S24B-08
Beyond Resonance: Characterizing Complex Basin Effects Using a Dense Seismic Array

Tuesday, 15 December 2015: 17:45
307 (Moscone South)
Pierre Boué1, Marine Denolle2, Naoshi Hirata3, Shigeki Nakagawa4 and Gregory C Beroza1, (1)Stanford University, Stanford, CA, United States, (2)Scripps Institution of Oceanography, IGPP, La Jolla, CA, United States, (3)Earthquake Research Institute, University of Tokyo, Tokyo, Japan, (4)University of Tokyo, Bunkyo-ku, Japan
Abstract:
Cross-correlation of the ambient seismic field is now a well-established approach to create high-resolution images of the crust and the upper mantle, to explore the spatial and temporal variations in elastic wave speeds, and to develop images of complex wavefields themselves. Recent ambient-field studies have successfully observed higher-mode surface waves and body wave propagation at various scales of the Earth.
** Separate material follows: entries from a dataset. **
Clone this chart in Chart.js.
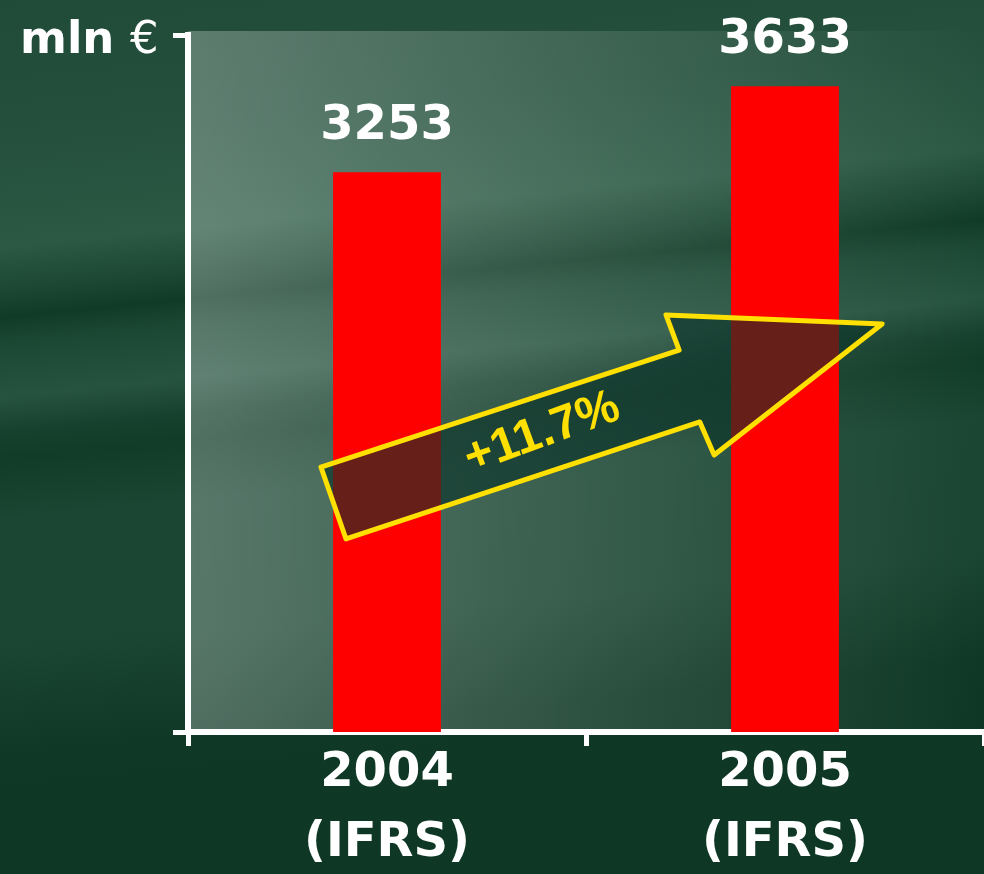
<!DOCTYPE html>
<html>
<head>
<meta charset="utf-8">
<script src="https://cdn.jsdelivr.net/npm/chart.js@4.4.1/dist/chart.umd.min.js"></script>
<style>
  html, body { margin: 0; padding: 0; background: #17402f; }
  canvas { display: block; }
</style>
</head>
<body>
<canvas id="chart" width="984" height="874"></canvas>
<script>
// data
const categories = [["2004", "(IFRS)"], ["2005", "(IFRS)"]];
const revenue = [3253, 3633];
const unitLabel = "mln";
const currencyLabel = "€";
const growthLabel = "+11.7%";
const axisMin = 780;
const axisMax = 3860;

const FONT = "'DejaVu Sans', 'Liberation Sans', sans-serif";

// green slide background with the soft streaks
const backgroundPlugin = {
  id: "background",
  beforeDraw(chart) {
    const ctx = chart.ctx;
    const w = chart.width;
    const h = chart.height;
    ctx.save();
    // streaks rise slightly to the right
    const g = ctx.createLinearGradient(0, 0, 0.1 * h, h);
    g.addColorStop(0.0, "#214b39");
    g.addColorStop(0.16, "#24503d");
    g.addColorStop(0.28, "#2b5944");
    g.addColorStop(0.33, "#1b4733");
    g.addColorStop(0.36, "#103b27");
    g.addColorStop(0.39, "#1b4834");
    g.addColorStop(0.45, "#265340");
    g.addColorStop(0.49, "#16412e");
    g.addColorStop(0.52, "#113c28");
    g.addColorStop(0.59, "#1a4633");
    g.addColorStop(0.74, "#1a4532");
    g.addColorStop(0.86, "#0f3826");
    g.addColorStop(1.0, "#0e3725");
    ctx.fillStyle = g;
    ctx.fillRect(0, 0, w, h);

    // lighter panel behind the bars
    const a = chart.chartArea;
    const p = ctx.createLinearGradient(a.left, 0, a.right, 0);
    p.addColorStop(0, "rgba(255,255,255,0.27)");
    p.addColorStop(0.5, "rgba(255,255,255,0.13)");
    p.addColorStop(1, "rgba(255,255,255,0.0)");
    ctx.fillStyle = p;
    ctx.fillRect(a.left, a.top - 4, a.right - a.left, a.bottom - a.top + 4);
    ctx.restore();
  }
};

// value labels, growth arrow and unit
const labelsPlugin = {
  id: "labels",
  afterDatasetsDraw(chart) {
    const ctx = chart.ctx;
    const xs = chart.scales.x;
    const ys = chart.scales.y;
    const meta = chart.getDatasetMeta(0);
    ctx.save();

    // arrow, points given in (category index, value) units
    const shape = [
      [-0.166, 1951], [0.734, 2468], [0.701, 2623], [1.244, 2583],
      [0.822, 2004], [0.786, 2150], [-0.103, 1633]
    ];
    const step = xs.getPixelForValue(1) - xs.getPixelForValue(0);
    const px = (i) => xs.getPixelForValue(0) + i * step;
    ctx.beginPath();
    shape.forEach(([i, v], k) => {
      if (k === 0) ctx.moveTo(px(i), ys.getPixelForValue(v));
      else ctx.lineTo(px(i), ys.getPixelForValue(v));
    });
    ctx.closePath();
    ctx.fillStyle = "rgba(10,50,40,0.62)";
    ctx.fill();
    ctx.lineWidth = 5;
    ctx.lineJoin = "round";
    ctx.strokeStyle = "#ffe000";
    ctx.stroke();

    ctx.translate(px(0.39), ys.getPixelForValue(2100));
    ctx.rotate(-20 * Math.PI / 180);
    ctx.fillStyle = "#ffe000";
    ctx.font = "bold 48px 'Liberation Sans', Arial, sans-serif";
    ctx.textAlign = "center";
    ctx.textBaseline = "middle";
    ctx.fillText(growthLabel, 0, 0);
    ctx.restore();

    ctx.save();
    ctx.fillStyle = "#ffffff";
    ctx.font = "bold 48px " + FONT;
    ctx.textAlign = "center";
    ctx.textBaseline = "alphabetic";
    meta.data.forEach((bar, i) => {
      ctx.fillText(String(revenue[i]), bar.x, bar.y - 33);
    });

    ctx.textAlign = "left";
    ctx.font = "bold 45px " + FONT;
    ctx.fillText(unitLabel, 20, 53);
    const wUnit = ctx.measureText(unitLabel + " ").width;
    ctx.font = "45px " + FONT;
    ctx.fillText(currencyLabel, 20 + wUnit, 53);
    ctx.restore();
  }
};

new Chart(document.getElementById("chart"), {
  type: "bar",
  data: {
    labels: categories,
    datasets: [{
      data: revenue,
      backgroundColor: "#ff0000",
      borderWidth: 0,
      categoryPercentage: 1,
      barPercentage: 0.271
    }]
  },
  options: {
    responsive: false,
    animation: false,
    layout: { padding: { left: 173, top: 35, right: 0, bottom: 0 } },
    plugins: {
      legend: { display: false },
      tooltip: { enabled: false }
    },
    scales: {
      x: {
        offset: true,
        z: 1,
        grid: {
          offset: true,
          drawOnChartArea: false,
          tickLength: 14,
          color: "#ffffff",
          lineWidth: 5
        },
        border: { color: "#ffffff", width: 6 },
        ticks: {
          color: "#ffffff",
          font: { family: FONT, size: 48, weight: "bold", lineHeight: 1.46 },
          padding: -8,
          maxRotation: 0,
          autoSkip: false
        },
        afterFit(scale) { scale.height = 142; }
      },
      y: {
        min: axisMin,
        max: axisMax,
        z: 1,
        afterBuildTicks(scale) {
          scale.ticks = [{ value: axisMin }, { value: axisMax }];
        },
        grid: {
          drawOnChartArea: false,
          tickLength: 15,
          color: "#ffffff",
          lineWidth: 5
        },
        border: { color: "#ffffff", width: 6 },
        ticks: { display: false },
        afterFit(scale) { scale.width = 15; }
      }
    }
  },
  plugins: [backgroundPlugin, labelsPlugin]
});
</script>
</body>
</html>
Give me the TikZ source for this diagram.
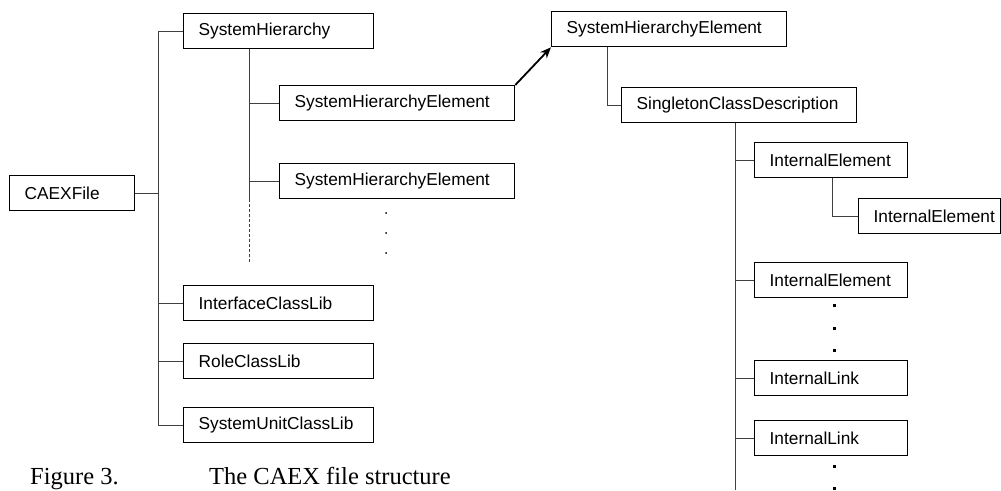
\documentclass[tikz,border=0pt]{standalone}
\usepackage{fontspec}
\setmainfont{Liberation Sans}
\newfontfamily\capfont{Liberation Serif}
\usepackage{tikz}
\usetikzlibrary{arrows.meta}
\usetikzlibrary{calc,positioning}

\begin{document}
\begin{tikzpicture}[>={Stealth[length=11pt,width=9pt]}, x=1pt, y=-1pt,
    box/.style={draw, line width=1.3pt, anchor=north west, minimum height=35pt,
        inner xsep=15pt, inner ysep=0pt, text width=#1, align=left,
        font=\fontsize{17.3}{20}\selectfont},
    link/.style={line width=0.9pt, black!75},
    pt/.style={fill=black}]

    \useasboundingbox (0,0) rectangle (1001,490);

    \node[box=95pt]  (cf)   at (9,175)   {CAEXFile};
    \node[box=160pt] (sh)   at (183,13)  {SystemHierarchy};
    \node[box=205pt] (she1) at (279,85)  {SystemHierarchyElement};
    \node[box=205pt] (she2) at (279,163) {SystemHierarchyElement};
    \node[box=160pt] (icl)  at (183,285) {InterfaceClassLib};
    \node[box=160pt] (rcl)  at (183,343) {RoleClassLib};
    \node[box=160pt] (sul)  at (183,407) {SystemUnitClassLib};

    \node[box=205pt] (shr)  at (551,11)  {SystemHierarchyElement};
    \node[box=205pt] (scd)  at (621,87)  {SingletonClassDescription};
    \node[box=123pt] (ie1)  at (754,142) {InternalElement};
    \node[box=112pt] (ien)  at (858,198) {InternalElement};
    \node[box=123pt] (ie2)  at (754,262) {InternalElement};
    \node[box=123pt] (il1)  at (754,360) {InternalLink};
    \node[box=123pt] (il2)  at (754,420) {InternalLink};

    \coordinate (tr)  at (158,0);
    \coordinate (sht) at ([xshift=66pt]sh.south west);
    \coordinate (sct) at ([xshift=114pt]scd.south west);
    \coordinate (bot) at (0,490);

    \draw[link] (sh.west) -| (tr |- sul.west) -- (sul.west);
    \draw[link] (cf.east) -- (cf.east -| tr);
    \foreach \n in {icl,rcl}
        \draw[link] (\n.west -| tr) -- (\n.west);

    \draw[link] (sht) -- (sht |- she2.south);
    \draw[link, dash pattern=on 3pt off 2pt] (sht |- she2.south) -- ++(0,64);
    \foreach \n in {she1,she2}
        \draw[link] (\n.west -| sht) -- (\n.west);
    \foreach \y in {213,233,253}
        \fill[pt] (386,\y) circle (1pt);

    \draw[->, line width=1.8pt] (she1.north east) -- (shr.south west);

    \draw[link] ([xshift=56pt]shr.south west) |- (scd.west);
    \draw[link] (sct) -- (sct |- bot);
    \foreach \n in {ie1,ie2,il1,il2}
        \draw[link] (\n.west -| sct) -- (\n.west);
    \draw[link] ([xshift=78pt]ie1.south west) |- (ien.west);
    \foreach \y in {305,328,350,466,488}
        \fill[pt] (834,\y) ++(-1.5,-1.5) rectangle ++(3,3);

    \node[anchor=base west, inner sep=0pt, font=\capfont\fontsize{24.5}{28}\selectfont] (fig) at (30,484) {Figure 3.};
    \node[anchor=base west, inner sep=0pt, font=\capfont\fontsize{24.5}{28}\selectfont] (cap) at (209,484) {The CAEX file structure};

\end{tikzpicture}
\end{document}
These new observations paved the way for a more accurate seismic hazard assessment for which a detailed knowledge of seismic wave propagation is critical, especially in complex media such as sedimentary basins. While the effects of basin resonance are widely appreciated and understood, basin-edge effects are usually less well constrained, but have been used to explain zones of concentrated damage in the 1994 Northridge and 1995 Kobe earthquakes. In this study, we use the dense MeSO-net (MEtropolitan Seismic Observation network) seismic network, deployed in the Tokyo metropolitan area, and the sparse, but high quality, Hi-net (High sensitivity seismograph network) to identify the dominant modes of wave propagation within the Kanto Basin. Our goal is to explore how the wavefield behaves in the vicinity of sharp basin edges. When combined with the ambient seismic field interferometry, dense, 3-component, seismic arrays provide a new opportunity to image such propagation effects. Using array processing techniques, we show that mode conversions, reflection, and diffractions, in particular at basin edges dominate the ground motion in the Kanto Basin. Accurate predictions of strong ground motion, and its variability, must account for these effects.